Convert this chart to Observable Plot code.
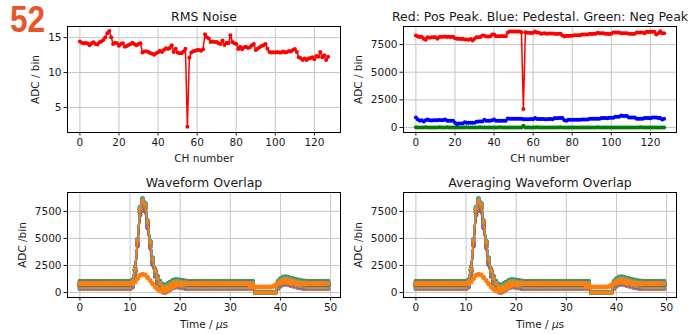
<!DOCTYPE html>
<html><head><meta charset="utf-8">
<script src="https://cdn.jsdelivr.net/npm/d3@7"></script>
<script src="https://cdn.jsdelivr.net/npm/@observablehq/plot@0.6"></script>
<style>
body{margin:0;background:#fff;}
#root{position:relative;width:693px;height:334px;overflow:hidden;background:#fff;}
.panel{position:absolute;}
#badge{position:absolute;left:10px;top:2px;font:bold 36px/36px "Liberation Sans",Arial,sans-serif;color:#e9552b;transform:scaleX(0.88);transform-origin:0 0;}
</style></head><body><div id="root"></div><script>
// ---------- data ----------
const rmsNoise = [14.43,14.28,14.2,14.23,14.14,13.9,14.19,14.33,14.09,14.0,
14.33,14.43,14.67,15.05,15.62,15.96,15.05,14.09,14.28,14.19,
13.85,14.09,14.19,13.7,13.8,13.95,14.09,14.28,14.04,13.9,
14.09,14.19,12.85,13.0,13.04,12.94,12.8,12.7,12.56,12.75,
12.9,13.13,12.94,13.23,13.47,13.37,13.52,13.9,12.94,13.42,
12.85,12.75,12.75,13.0,13.42,2.22,12.13,12.85,13.04,13.13,
13.23,13.23,13.13,13.33,15.48,15.05,14.86,14.38,14.43,14.38,
14.38,14.19,14.09,14.57,13.95,14.28,14.19,15.33,14.38,14.19,
14.09,13.37,13.7,13.33,13.61,13.7,13.52,13.61,13.9,14.09,
13.23,13.42,13.61,13.8,13.9,14.09,13.42,12.94,12.85,12.9,
12.85,12.94,12.85,12.85,13.0,12.85,12.94,13.09,13.0,13.23,
13.37,12.94,12.18,12.03,11.79,11.99,11.79,11.99,12.08,12.18,
11.89,12.37,12.27,12.94,12.18,12.46,11.79,12.27];

const posPeak = [8316,8230,8180,8200,8013,7923,8165,8104,8165,8150,
8170,8013,8190,8210,8200,8220,8190,8195,8180,8200,
8074,8013,8030,8000,8020,7950,7960,7930,8010,7862,
8013,8165,8150,8180,8316,8290,8225,8230,8220,8407,
8400,8255,8260,8250,8270,8255,8250,8588,8679,8670,
8680,8679,8670,8690,8618,1663,8618,8558,8560,8550,
8558,8679,8600,8560,8467,8500,8520,8480,8510,8500,
8490,8470,8460,8470,8467,8316,8225,8290,8280,8300,
8290,8346,8340,8350,8346,8407,8400,8410,8407,8467,
8460,8470,8467,8558,8530,8520,8528,8467,8470,8460,
8467,8588,8580,8590,8588,8530,8520,8528,8530,8467,
8470,8460,8467,8588,8580,8590,8588,8528,8649,8640,
8650,8649,8660,8407,8528,8709,8528,8528];

const pedestal = [907,726,605,665,544,665,726,650,640,650,
660,665,670,665,680,726,605,600,610,605,
423,302,363,370,363,484,423,430,420,423,
423,514,544,540,544,695,605,600,610,665,
726,605,600,610,605,600,605,816,786,790,
786,780,786,790,786,756,756,750,756,760,
756,847,770,760,760,770,756,750,765,760,
756,847,840,847,850,847,665,605,695,700,
695,690,695,700,695,726,720,726,730,786,
780,786,790,786,786,847,850,847,840,877,
877,870,968,960,968,1089,1028,1030,1028,907,
910,907,900,786,790,786,780,847,850,847,
840,907,900,907,847,850,726,786];

const negPeak = [12,-6,8,-10,5,14,-4,2,-12,7,
9,-3,11,-8,4,-5,13,-9,6,1,
-7,10,-2,8,-11,3,12,-6,5,-3,
9,-8,4,11,-5,2,-10,7,3,-4,
8,-9,6,12,-3,5,-7,10,-2,4,
-6,9,-4,7,3,150,-5,8,-10,6,
2,-7,11,-3,5,-8,9,4,-6,10,
-2,7,-9,3,12,-5,6,-4,8,-11,
4,9,-3,6,-8,2,10,-6,5,-2,
7,-9,3,11,-4,6,-7,8,1,-5,
10,-3,5,-8,9,2,-6,7,-10,4,
8,-2,6,-9,3,11,-5,4,-7,9,
-3,6,-8,2,10,-4,5,-6];

// pulse template (fraction of peak above pedestal), one value per 0.5 us sample; null = negative-peak window
const pulseShape = [0,0,0,0,0,0,0,0,0,0,0,0,0,0,0,0,0,0,0,0,0,
0.02,0.17,0.52,0.9,1.0,0.95,0.74,0.5,0.29,0.15,0.06,0.0,-0.04,-0.045,-0.03,-0.01,0.01,0.02,0.02,0.015,0.01,0.005,
0,0,0,0,0,0,0,0,0,0,0,0,0,0,0,0,0,0,0,0,0,0,0,0,0,0,0,
null,null,null,null,null,null,null,null,null,
0.0,0.03,0.05,0.055,0.05,0.04,0.032,0.024,0.016,0.01,0.005,0.002,
0,0,0,0,0,0,0,0,0];

// dead channel (CH 55) waveform
const deadChannel = 55;
const deadWave = [800,800,800,800,800,800,800,800,800,800,800,800,800,800,800,800,800,800,800,800,800,
820,1000,1300,1600,1700,1620,1400,1100,800,500,300,170,130,150,250,400,550,650,720,760,780,800,
800,800,800,800,800,800,800,800,800,800,800,800,800,800,800,800,800,800,800,800,800,800,800,800,800,
500,500,500,500,500,500,500,500,500,
560,700,850,950,1000,980,940,900,870,840,820,810,
800,800,800,800,800,800,800,800,800];

const chTicks = [0,20,40,60,80,100,120];
const rmsTicks = [5,10,15];
const adcTicks = [0,2500,5000,7500];
const timeTicks = [0,10,20,30,40,50];
const tab10 = ["#1f77b4","#ff7f0e","#2ca02c","#d62728","#9467bd","#8c564b","#e377c2","#7f7f7f","#bcbd22","#17becf"];

// ---------- derived tables ----------
const channels = d3.range(rmsNoise.length);
const times = pulseShape.map((_, k) => k * 0.5);
const rmsRows = channels.map(c => ({ch: c, v: rmsNoise[c]}));
const posRows = channels.map(c => ({ch: c, v: posPeak[c]}));
const pedRows = channels.map(c => ({ch: c, v: pedestal[c]}));
const negRows = channels.map(c => ({ch: c, v: negPeak[c]}));
function waveRows(c) {
  if (c === deadChannel) return times.map((t, k) => ({t, v: deadWave[k]}));
  return times.map((t, k) => ({t, v: pulseShape[k] === null ? negPeak[c] : pedestal[c] + (posPeak[c] - pedestal[c]) * pulseShape[k]}));
}
function waveMarks() {
  const m = [];
  for (const c of channels) {
    if (c === deadChannel) continue;
    const rows = waveRows(c), col = tab10[(c + 4) % 10];
    m.push(Plot.line(rows, {x: "t", y: "v", stroke: col, strokeWidth: 1.5}));
    m.push(Plot.dot(rows, {x: "t", y: "v", fill: col, r: 2.1}));
  }
  const rows = waveRows(deadChannel);
  m.push(Plot.line(rows, {x: "t", y: "v", stroke: "#ff7f0e", strokeWidth: 2}));
  m.push(Plot.dot(rows, {x: "t", y: "v", fill: "#ff7f0e", r: 2.5}));
  return m;
}
function seriesMarks(rows, col) {
  return [Plot.line(rows, {x: "ch", y: "v", stroke: col, strokeWidth: 1.5}),
          Plot.dot(rows, {x: "ch", y: "v", fill: col, r: 2})];
}

const root = document.getElementById("root");
function panel(o) {
  const svg = Plot.plot({
    width: o.width, height: o.height,
    marginLeft: o.ml, marginRight: o.mr, marginTop: o.mt, marginBottom: o.mb,
    style: {fontFamily: "DejaVu Sans", fontSize: "10.5px", color: "#1a1a1a", background: "transparent", overflow: "visible"},
    x: {domain: o.xDomain, ticks: o.xTicks, tickSize: 3.5, tickPadding: 2.5, tickFormat: d => String(d), label: null},
    y: {domain: o.yDomain, ticks: o.yTicks, tickSize: 3.5, tickPadding: 2.5, tickFormat: d => String(d), label: null},
    marks: [
      Plot.ruleX(o.xTicks, {stroke: "#c6c6c6", strokeWidth: 1}),
      Plot.ruleY(o.yTicks, {stroke: "#c6c6c6", strokeWidth: 1}),
      ...o.marks,
      Plot.frame({stroke: "#000", strokeWidth: 1}),
      Plot.text([o.title], {frameAnchor: "top", textAnchor: "middle", lineAnchor: "bottom", dy: -6, fontSize: 12.5, fill: "#1a1a1a"}),
      Plot.text([o.xLabel], {frameAnchor: "bottom", textAnchor: "middle", lineAnchor: "middle", dy: o.xLabelDy, fontSize: 10.5, fill: "#1a1a1a"}),
      Plot.text([o.yLabel], {frameAnchor: "left", textAnchor: "middle", lineAnchor: "middle", rotate: -90, dx: o.yLabelDx, fontSize: 10.5, fill: "#1a1a1a"})
    ]
  });
  svg.querySelectorAll("text").forEach(t => {
    if (t.textContent === "Time / μs" && t.children.length === 0) {
      t.textContent = "Time / ";
      const ts = document.createElementNS("http://www.w3.org/2000/svg", "tspan");
      ts.setAttribute("font-style", "italic");
      ts.textContent = "μ";
      t.appendChild(ts);
      t.appendChild(document.createTextNode("s"));
    }
  });
  const div = document.createElement("div");
  div.className = "panel";
  div.style.left = o.left + "px";
  div.style.top = o.top + "px";
  div.appendChild(svg);
  root.appendChild(div);
}

const chDomain = [-6.35, 133.35];
const tDomain = [-2.475, 51.975];

panel({left: 0, top: 0, width: 346, height: 167, ml: 67, mr: 6, mt: 26, mb: 35,
  xDomain: chDomain, xTicks: chTicks, yDomain: [1.41, 16.59], yTicks: rmsTicks,
  title: "RMS Noise", xLabel: "CH number", xLabelDy: 26.5, yLabel: "ADC / bin", yLabelDx: -32,
  marks: seriesMarks(rmsRows, "#ff0000")});

panel({left: 346, top: 0, width: 347, height: 167, ml: 57, mr: 17, mt: 26, mb: 35,
  xDomain: chDomain, xTicks: chTicks, yDomain: [-453, 9132], yTicks: adcTicks,
  title: "Red: Pos Peak. Blue: Pedestal. Green: Neg Peak", xLabel: "CH number", xLabelDy: 26.5, yLabel: "ADC / bin", yLabelDx: -45,
  marks: [...seriesMarks(posRows, "#ff0000"), ...seriesMarks(pedRows, "#0000ff"), ...seriesMarks(negRows, "#008000")]});

panel({left: 0, top: 167, width: 346, height: 167, ml: 67, mr: 6, mt: 25, mb: 37,
  xDomain: tDomain, xTicks: timeTicks, yDomain: [-460, 9246], yTicks: adcTicks,
  title: "Waveform Overlap", xLabel: "Time / μs", xLabelDy: 27, yLabel: "ADC /bin", yLabelDx: -45,
  marks: waveMarks()});

panel({left: 346, top: 167, width: 347, height: 167, ml: 57, mr: 17, mt: 25, mb: 37,
  xDomain: tDomain, xTicks: timeTicks, yDomain: [-460, 9246], yTicks: adcTicks,
  title: "Averaging Waveform Overlap", xLabel: "Time / μs", xLabelDy: 27, yLabel: "ADC /bin", yLabelDx: -45,
  marks: waveMarks()});

const badge = document.createElement("div");
badge.id = "badge";
badge.textContent = "52";
root.appendChild(badge);
</script></body></html>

== Objective ==
Omit the pictures, then repeat exactly each line from the beginning of the listing through the line with "11.89,12.37,12.27,12.94,12.18,12.46,11.79,12.27];".

== Task answer ==
Convert this chart to Observable Plot code.
<!DOCTYPE html>
<html><head><meta charset="utf-8">
<script src="https://cdn.jsdelivr.net/npm/d3@7"></script>
<script src="https://cdn.jsdelivr.net/npm/@observablehq/plot@0.6"></script>
<style>
body{margin:0;background:#fff;}
#root{position:relative;width:693px;height:334px;overflow:hidden;background:#fff;}
.panel{position:absolute;}
#badge{position:absolute;left:10px;top:2px;font:bold 36px/36px "Liberation Sans",Arial,sans-serif;color:#e9552b;transform:scaleX(0.88);transform-origin:0 0;}
</style></head><body><div id="root"></div><script>
// ---------- data ----------
const rmsNoise = [14.43,14.28,14.2,14.23,14.14,13.9,14.19,14.33,14.09,14.0,
14.33,14.43,14.67,15.05,15.62,15.96,15.05,14.09,14.28,14.19,
13.85,14.09,14.19,13.7,13.8,13.95,14.09,14.28,14.04,13.9,
14.09,14.19,12.85,13.0,13.04,12.94,12.8,12.7,12.56,12.75,
12.9,13.13,12.94,13.23,13.47,13.37,13.52,13.9,12.94,13.42,
12.85,12.75,12.75,13.0,13.42,2.22,12.13,12.85,13.04,13.13,
13.23,13.23,13.13,13.33,15.48,15.05,14.86,14.38,14.43,14.38,
14.38,14.19,14.09,14.57,13.95,14.28,14.19,15.33,14.38,14.19,
14.09,13.37,13.7,13.33,13.61,13.7,13.52,13.61,13.9,14.09,
13.23,13.42,13.61,13.8,13.9,14.09,13.42,12.94,12.85,12.9,
12.85,12.94,12.85,12.85,13.0,12.85,12.94,13.09,13.0,13.23,
13.37,12.94,12.18,12.03,11.79,11.99,11.79,11.99,12.08,12.18,
11.89,12.37,12.27,12.94,12.18,12.46,11.79,12.27];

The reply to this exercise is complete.